[WHAT YOU ARE ASKED TO DO]
Looking at the listing beneath, work out how many lines hold "matplotlib" and report only that figure.

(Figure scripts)
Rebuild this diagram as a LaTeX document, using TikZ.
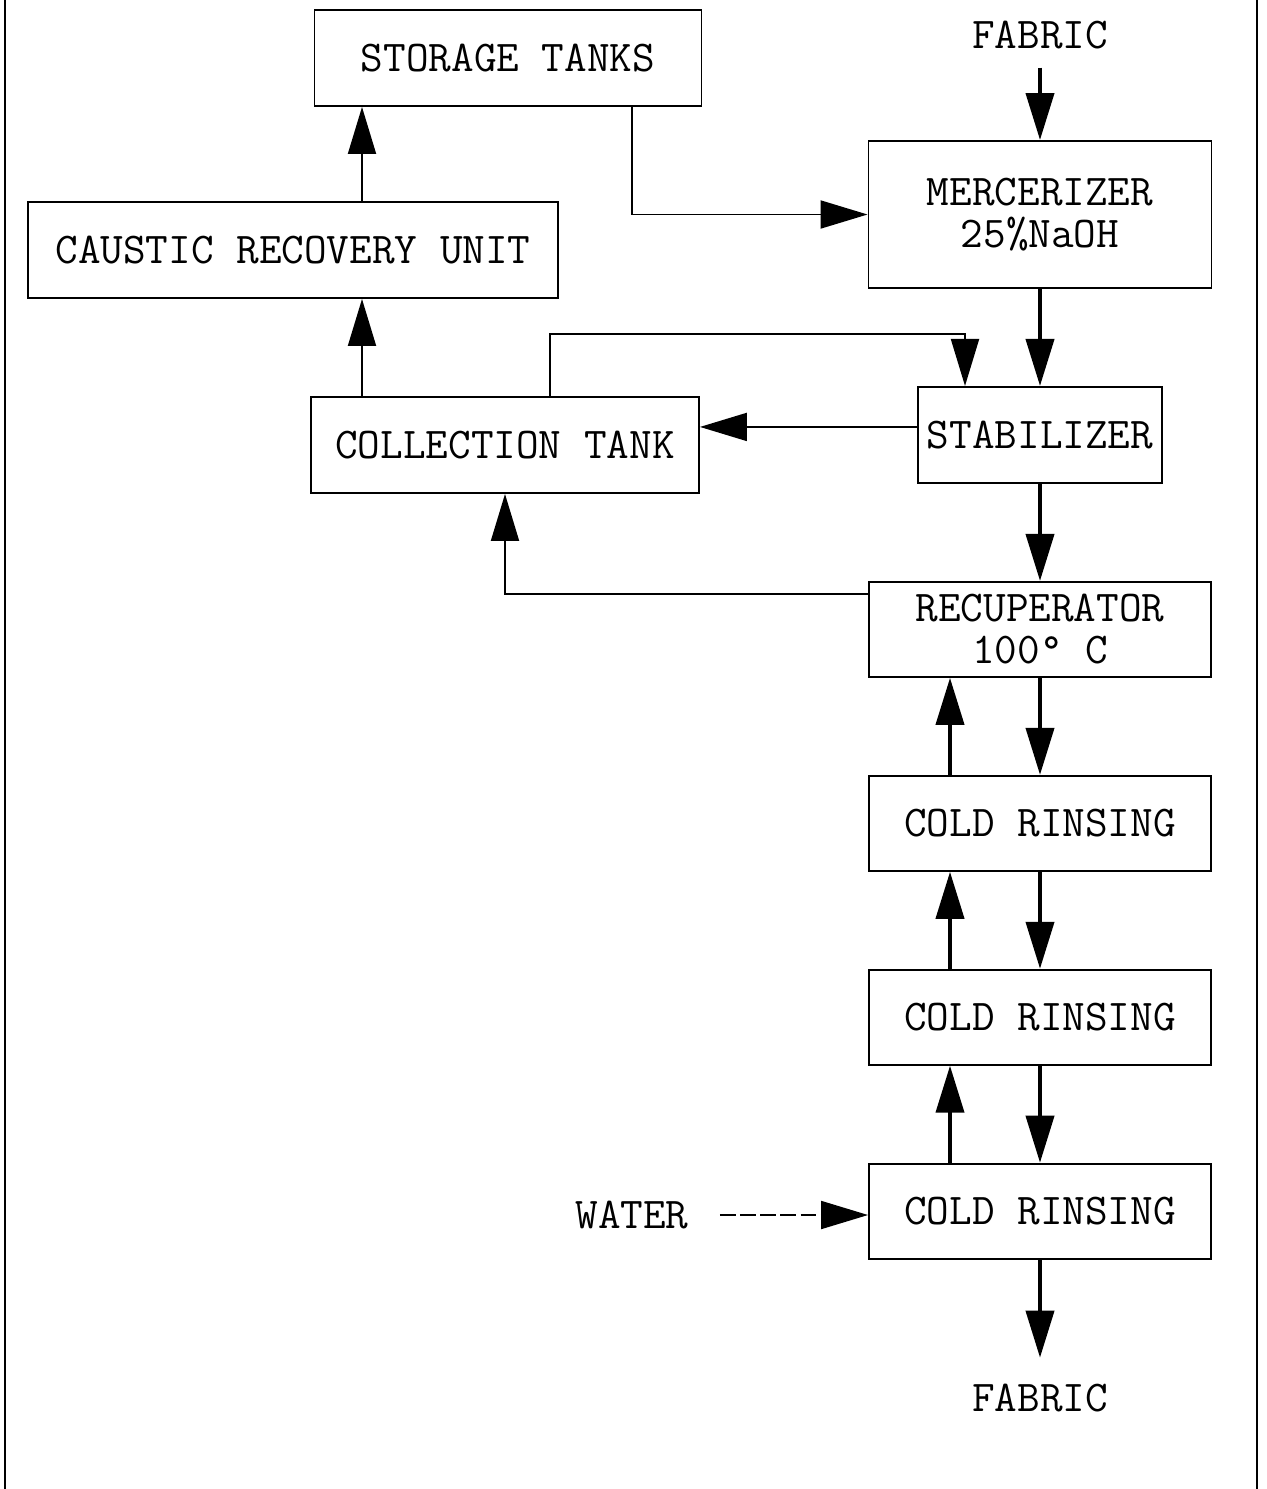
\documentclass[tikz,border=0pt]{standalone}
\usepackage{tikz}
\usetikzlibrary{arrows.meta, positioning}

\begin{document}
\begin{tikzpicture}[
  node distance=1.94cm,
  box/.style={draw, rectangle, line width=1.1pt, inner sep=0pt, align=center,
              font=\ttfamily\fontsize{25}{24}\selectfont},
  lbl/.style={font=\ttfamily\fontsize{25}{24}\selectfont},
  arr/.style={-{Triangle[length=0.94cm, width=0.56cm]}, line width=1.1pt},
  flow/.style={-{Triangle[length=0.94cm, width=0.56cm]}, line width=2.3pt}
]
  \useasboundingbox (0,0) rectangle (25.34,-29.78);
  % side rules of the page
  \draw[line width=1pt] (0.1,0) -- (0.1,-29.78);
  \draw[line width=1pt] (25.14,0) -- (25.14,-29.78);

  % main line
  \node[box, minimum width=6.86cm, minimum height=2.94cm] (mer) at (20.8,-4.29) {MERCERIZER\\25\%NaOH};
  \node[lbl, above=1.7cm of mer] (fabin) {FABRIC};
  \node[box, minimum width=4.88cm, minimum height=1.92cm, below=of mer] (stab) {STABILIZER};
  \node[box, minimum width=6.84cm, minimum height=1.9cm, below=of stab] (rec) {RECUPERATOR\\100° C};
  \node[box, minimum width=6.84cm, minimum height=1.9cm, below=of rec] (cold1) {COLD RINSING};
  \node[box, minimum width=6.84cm, minimum height=1.9cm, below=of cold1] (cold2) {COLD RINSING};
  \node[box, minimum width=6.84cm, minimum height=1.9cm, below=of cold2] (cold3) {COLD RINSING};
  \node[lbl, below=2.36cm of cold3] (fabout) {FABRIC};
  \node[lbl] (water) at (12.64,-24.3) {WATER};

  % caustic recovery side
  \node[box, minimum width=7.74cm, minimum height=1.92cm] (stor) at (10.16,-1.16) {STORAGE TANKS};
  \node[box, minimum width=10.6cm, minimum height=1.92cm] (caus) at (5.86,-5.0) {CAUSTIC RECOVERY UNIT};
  \node[box, minimum width=7.76cm, minimum height=1.92cm] (coll) at (10.10,-8.9) {COLLECTION TANK};

  \draw[flow, shorten <=0.25cm] (fabin) -- (mer);
  \draw[flow] (mer) -- (stab);
  \draw[flow] (stab) -- (rec);
  \draw[flow] (rec) -- (cold1);
  \draw[flow] (cold1) -- (cold2);
  \draw[flow] (cold2) -- (cold3);
  \draw[flow, shorten >=0.4cm] (cold3) -- (fabout);
  \draw[flow] ([xshift=-1.8cm]cold1.north) -- ([xshift=-1.8cm]rec.south);
  \draw[flow] ([xshift=-1.8cm]cold2.north) -- ([xshift=-1.8cm]cold1.south);
  \draw[flow] ([xshift=-1.8cm]cold3.north) -- ([xshift=-1.8cm]cold2.south);
  \draw[arr, dash pattern=on 9pt off 2.5pt, shorten <=0.5cm] (water) -- (water -| cold3.west);

  \draw[arr] ([xshift=2.48cm]stor.south) |- (mer.west);
  \draw[arr] ([xshift=1.38cm]caus.north) -- ([xshift=1.38cm]caus.north |- stor.south);
  \draw[arr] ([xshift=-2.86cm]coll.north) -- ([xshift=-2.86cm]coll.north |- caus.south);
  \draw[arr] ([xshift=0.9cm]coll.north) -- ++(0,1.24) -| ([xshift=-1.5cm]stab.north);
  \draw[arr] ([yshift=0.16cm]stab.west) -- ([yshift=0.16cm]stab.west -| coll.east);
  \draw[arr] ([yshift=0.71cm]rec.west) -| (coll.south);
\end{tikzpicture}
\end{document}
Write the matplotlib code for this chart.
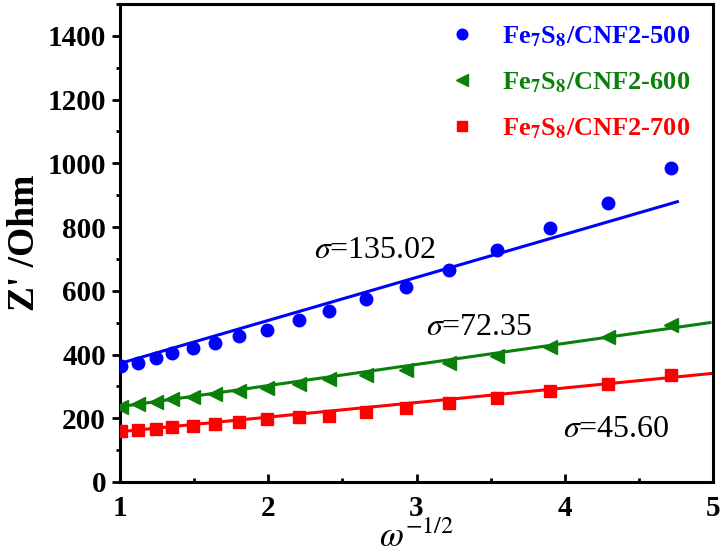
import numpy as np
import matplotlib
matplotlib.use("Agg")
import matplotlib.pyplot as plt
from matplotlib.ticker import MultipleLocator

plt.rcParams['font.family'] = ['Liberation Serif', 'DejaVu Serif']
plt.rcParams['mathtext.fontset'] = 'stix'

# ---- data ----
x_vals = [1.01, 1.12, 1.24, 1.35, 1.49, 1.64, 1.80, 1.99, 2.21, 2.41,
          2.66, 2.93, 3.22, 3.54, 3.90, 4.29, 4.72]
z_500 = [364, 375, 388, 404, 420, 437, 458, 477, 509, 537,
         574, 613, 666, 728, 797, 877, 985]
z_600 = [234, 245, 252, 261, 268, 276, 286, 296, 309, 322,
         336, 352, 373, 396, 423, 456, 493]
z_700 = [160, 163, 166, 172, 176, 181, 189, 197, 203, 208,
         221, 231, 247, 263, 285, 307, 335]

series_labels = ["Fe$_\\mathbf{7}$S$_\\mathbf{8}$/CNF2-500",
                 "Fe$_\\mathbf{7}$S$_\\mathbf{8}$/CNF2-600",
                 "Fe$_\\mathbf{7}$S$_\\mathbf{8}$/CNF2-700"]
fit_slopes = [135.02, 66.3, 45.8]
fit_intercepts = [237, 170, 112]
fit_x_end = [4.76, 4.98, 5.0]
sigma_texts = ["$\\sigma$=135.02", "$\\sigma$=72.35", "$\\sigma$=45.60"]
sigma_pos = [(2.72, 725), (3.42, 484), (4.35, 166)]

x_ticks = [1, 2, 3, 4, 5]
y_ticks = [0, 200, 400, 600, 800, 1000, 1200, 1400]

colors = ['#0000ff', '#0a800a', '#ff0000']
markers = ['o', '<', 's']
msizes = [9, 10, 8]

fig = plt.figure(figsize=(7.26, 5.56), dpi=100)
ax = fig.add_axes([120/726, (556-482)/556, 593/726, 478/556])

for ys, lab, c, m, ms, k, b, xe in zip([z_500, z_600, z_700], series_labels, colors,
                                      markers, msizes, fit_slopes, fit_intercepts, fit_x_end):
    ax.plot(x_vals, ys, ls='none', marker=m, ms=ms, color=c, mec=c, label=lab, zorder=3)
    xl = np.array([1.0, xe])
    ax.plot(xl, k * xl + b, color=c, lw=2.2, zorder=2)

for t, (tx, ty) in zip(sigma_texts, sigma_pos):
    ax.text(tx, ty, t, fontsize=23, ha='center', va='center', color='black')

ax.set_xlim(1, 5)
ax.set_ylim(0, 1500)
ax.set_xticks(x_ticks)
ax.set_yticks(y_ticks)
ax.xaxis.set_minor_locator(MultipleLocator(0.5))
ax.yaxis.set_minor_locator(MultipleLocator(100))
ax.tick_params(axis='x', which='major', direction='in', length=6, width=2, pad=9, labelsize=21)
ax.tick_params(axis='x', which='minor', direction='in', length=3, width=2)
ax.tick_params(axis='y', which='major', direction='out', length=6, width=2, pad=4, labelsize=21)
ax.tick_params(axis='y', which='minor', direction='out', length=3, width=2)
for lbl in ax.get_xticklabels() + ax.get_yticklabels():
    lbl.set_fontweight('bold')
for sp in ax.spines.values():
    sp.set_linewidth(2.2)

ax.set_xlabel("$\\omega^{-1/2}$", fontsize=25, labelpad=0)
ax.set_ylabel("Z' /Ohm", fontsize=27, fontweight='bold', labelpad=4)

leg = ax.legend(loc='upper left', bbox_to_anchor=(0.51, 1.012), frameon=False,
                prop={'weight': 'bold', 'size': 19},
                labelcolor='linecolor', handlelength=1.0, handletextpad=1.0,
                labelspacing=0.8, borderpad=0.5, markerscale=0.85)

fig.savefig("out.png", dpi=100)
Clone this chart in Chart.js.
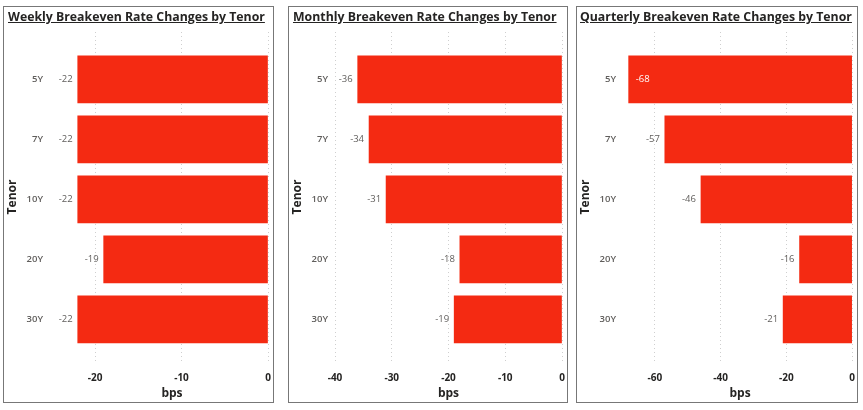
<!DOCTYPE html>
<html>
<head>
<meta charset="utf-8">
<script src="https://cdn.jsdelivr.net/npm/chart.js@4"></script>
<style>
    body { margin: 0; background: #fff; width: 863px; height: 410px; position: relative; overflow: hidden; }
    .panel { position: absolute; top: 6px; height: 395px; border: 1px solid #777; }
    .panel h2 {
        position: absolute; left: 4px; top: 1px; margin: 0;
        font: bold 12.3px "Open Sans", "Liberation Sans", sans-serif;
        color: #252423; text-decoration: underline; white-space: nowrap;
        line-height: 18px;
    }
    .panel canvas { position: absolute; left: 0; top: 0; }
</style>
</head>
<body>

<div class="panel" id="p1" style="left:3px;width:269px;">
    <canvas id="weeklyChart" width="269" height="395"></canvas>
    <h2>Weekly Breakeven Rate Changes by Tenor</h2>
</div>
<div class="panel" id="p2" style="left:288px;width:278px;">
    <canvas id="monthlyChart" width="278" height="395"></canvas>
    <h2>Monthly Breakeven Rate Changes by Tenor</h2>
</div>
<div class="panel" id="p3" style="left:576px;width:280px;">
    <canvas id="quarterlyChart" width="280" height="395"></canvas>
    <h2 style="left:3px;">Quarterly Breakeven Rate Changes by Tenor</h2>
</div>

<script>
var tenors = ['5Y', '7Y', '10Y', '20Y', '30Y'];

var weekly = [-22, -22, -22, -19, -22];
var monthly = [-36, -34, -31, -18, -19];
var quarterly = [-68, -57, -46, -16, -21];

var weeklyAxis = { min: -22.2, step: 10 };
var monthlyAxis = { min: -40, step: 10 };
var quarterlyAxis = { min: -68.2, step: 20 };

var barColor = '#F42A12';

// value labels at the left end of each bar (inside in white if no room)
var barLabels = {
    id: 'barLabels',
    afterDatasetsDraw: function (chart) {
        var ctx = chart.ctx;
        var meta = chart.getDatasetMeta(0);
        var data = chart.data.datasets[0].data;
        ctx.save();
        ctx.font = '9.5px "Open Sans", "Liberation Sans", sans-serif';
        ctx.textBaseline = 'middle';
        meta.data.forEach(function (bar, i) {
            var txt = String(data[i].x);
            var w = ctx.measureText(txt).width;
            if (bar.x - 5 - w < 45) {
                ctx.fillStyle = '#ffffff';
                ctx.textAlign = 'left';
                ctx.fillText(txt, bar.x + 7, bar.y);
            } else {
                ctx.fillStyle = '#605E5C';
                ctx.textAlign = 'right';
                ctx.fillText(txt, bar.x - 5, bar.y);
            }
        });
        ctx.restore();
    }
};

function makeChart(id, values, axis, yWidth, rightPad) {
    var points = values.map(function (v, i) {
        return { x: v, y: i };
    });
    var ctx = document.getElementById(id).getContext('2d');
    return new Chart(ctx, {
        type: 'bar',
        data: {
            datasets: [{
                data: points,
                backgroundColor: barColor,
                borderWidth: 0,
                barThickness: 47
            }]
        },
        plugins: [barLabels],
        options: {
            indexAxis: 'y',
            responsive: false,
            animation: false,
            layout: { padding: { top: 25, right: rightPad, bottom: 0, left: 0 } },
            plugins: {
                legend: { display: false },
                tooltip: { enabled: false }
            },
            scales: {
                x: {
                    type: 'linear',
                    min: axis.min,
                    max: 0,
                    afterFit: function (a) { a.height = 40; },
                    ticks: {
                        stepSize: axis.step,
                        includeBounds: false,
                        padding: 2,
                        color: '#252423',
                        font: { family: '"Open Sans", "Liberation Sans", sans-serif', size: 10, weight: 'bold' }
                    },
                    grid: {
                        drawTicks: true,
                        tickLength: 8,
                        tickColor: 'rgba(0,0,0,0)',
                        color: '#cfcfcf',
                        lineWidth: 1
                    },
                    // in v4 the gridline dash comes from border.dash
                    border: { display: false, dash: [1, 3] },
                    title: {
                        display: true,
                        text: 'bps',
                        color: '#252423',
                        padding: { top: 0, bottom: 1 },
                        font: { family: '"Open Sans", "Liberation Sans", sans-serif', size: 12, weight: 'bold' }
                    }
                },
                y: {
                    type: 'linear',
                    reverse: true,
                    offset: false,
                    min: -0.79,
                    max: 4.71,
                    afterFit: function (a) { a.width = yWidth; },
                    afterBuildTicks: function (a) {
                        a.ticks = tenors.map(function (t, i) { return { value: i }; });
                    },
                    ticks: {
                        padding: 2,
                        color: '#605E5C',
                        font: { family: '"Open Sans", "Liberation Sans", sans-serif', size: 9.5, weight: '600' },
                        callback: function (v) { return tenors[v]; }
                    },
                    grid: {
                        display: false,
                        drawTicks: true,
                        tickLength: yWidth - 41,
                        tickColor: 'rgba(0,0,0,0)'
                    },
                    border: { display: false },
                    title: {
                        display: true,
                        text: 'Tenor',
                        color: '#252423',
                        padding: { top: 1, bottom: 0 },
                        font: { family: '"Open Sans", "Liberation Sans", sans-serif', size: 12, weight: 'bold' }
                    }
                }
            }
        }
    });
}

var c1 = makeChart('weeklyChart', weekly, weeklyAxis, 72, 5);
var c2 = makeChart('monthlyChart', monthly, monthlyAxis, 46, 5);
var c3 = makeChart('quarterlyChart', quarterly, quarterlyAxis, 51, 4);
</script>
</body>
</html>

[ANSWER TO THIS PROBLEM]
5